For all his rigorous impatience with false modes of consolation, Dozois does, in the end, dole out some slight measures of reassurance. Two of the most substantial and impressive entries in Strange Days manage a glint of optimism, all the more encouraging for the particular painterly eloquence of the stories’ delivery. “Strangers”, the 1974 novella later expanded to book length, is a superb poetic depiction of the love, horribly undermined by mutual cultural misprision, between a footloose (and frankly pretty obtuse) human artist and a misfit woman of an extraterrestrial species. The despondency of Dozois’s vision is intense, but the artist’s ultimate adaptability, his abrupt surrender to an imperative alien yet familiar, carries a strange charge of hope. And “A Knight of Ghosts and Shadows”, the most recent story here, has a cunning indeterminate ending that may just vouchsafe the protagonist, caught between the causes of human and machine, true volition and a hand in shaping the scheme of things.

A smile cracks the Gardner visage after all. Maybe. Conditionally. He would likely dispute it. As the Philadelphia Worldcon honors him, as his party spirit breaks free, savor his visible ebullience, for however fine a collection Strange Days may be, its comforts are sparing, and grim indeed.
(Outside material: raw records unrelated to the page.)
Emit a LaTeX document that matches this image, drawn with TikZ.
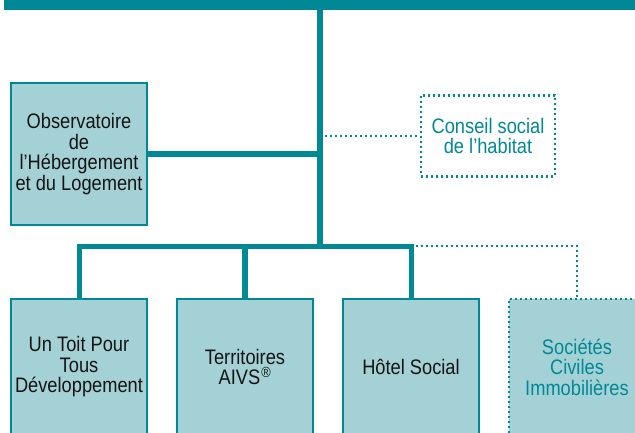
\documentclass[tikz,border=0pt]{standalone}
\usepackage{fontspec}
\setmainfont{Liberation Sans}[FakeStretch=0.87]
\definecolor{sea}{RGB}{0,137,148}
\definecolor{foam}{RGB}{164,209,214}
\definecolor{ink}{RGB}{20,20,20}

\begin{document}
\begin{tikzpicture}
[x=1pt,y=-1pt,
 box/.style={draw=sea,fill=foam,line width=2.8pt,text=ink,align=center,
   inner sep=0pt,font=\fontsize{21}{20.5}\selectfont},
 lowbox/.style={box,minimum width=136pt,minimum height=136pt},
 dotline/.style={draw=sea,line width=2.2pt,dash pattern=on 2pt off 3pt},
 link/.style={draw=sea,line width=5.4pt}]
% page frame
\useasboundingbox (0,0) rectangle (635,433);
\clip (0,0) rectangle (635,433);
\fill[sea] (4,0) rectangle (635,10);
  \coordinate (top) at (320,9);
  \coordinate (hub) at (320,246);
  \node [box,minimum width=136pt,minimum height=142pt] (obs) at (79,154)
    {Observatoire\\de\\l’Hébergement\\et du Logement};
  \node [box,dotline,fill=white,text=sea,minimum width=134pt,minimum height=81pt]
    (csh) at (488,136) {Conseil social\\de l’habitat};
  \node [lowbox] (utpt) at (79,367) {Un Toit Pour\\Tous\\Développement};
  \node [lowbox] (aivs) at (245,367) {Territoires\\AIVS\kern1pt\textsuperscript{®}};
  \node [lowbox] (hsoc) at (411,367) {Hôtel Social};
  \node [lowbox,dotline,text=sea] (sci) at (577,367) {Sociétés\\Civiles\\Immobilières};
  \draw[link] (top) -- (hub);
  \draw[link] (obs.east) -- (obs.east -| top);
  \draw[dotline] (top |- csh.west) -- (csh.west);
  \draw[link,line width=5pt] (utpt.north) |- (hub) -| (hsoc.north);
  \foreach \from/\to in {aivs/hub}
  \draw[link] (\from.north) -- (\from.north |- \to);
  \draw[dotline] (hsoc.north |- hub) -| (sci.north);
\end{tikzpicture}
\end{document}
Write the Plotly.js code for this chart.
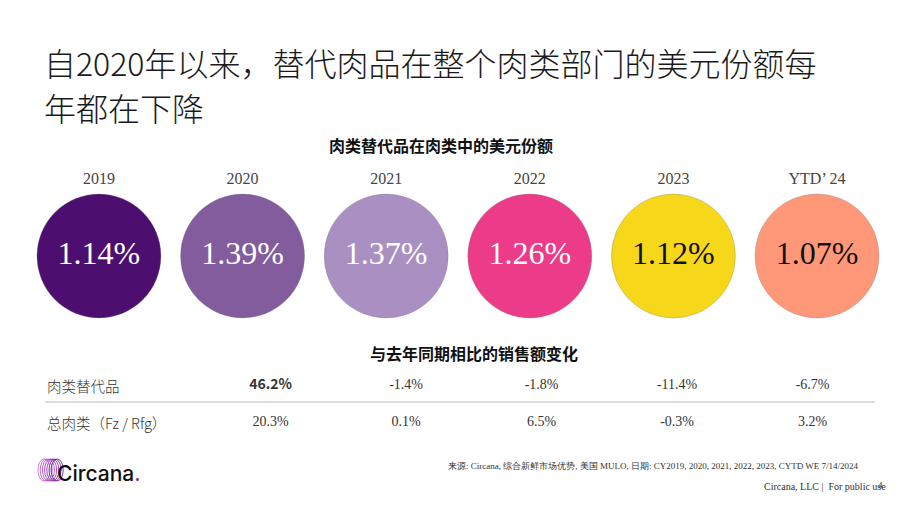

Nick Gevers is a freelance literary critic and interviewer, whose work appears regularly in Interzone, Infinity Plus (of which he is Associate Editor), SF Site, Nova Express, and Redsine. A resident of Cape Town, South Africa, he has an extensive background in the academic study of SF, and recently was appointed an Acquisitions Editor at Cosmos Books, an imprint of Wildside Press. The anthology Infinity Plus One, co-edited by Gevers and Keith Brooke, appears soon from PS Publishing in the UK.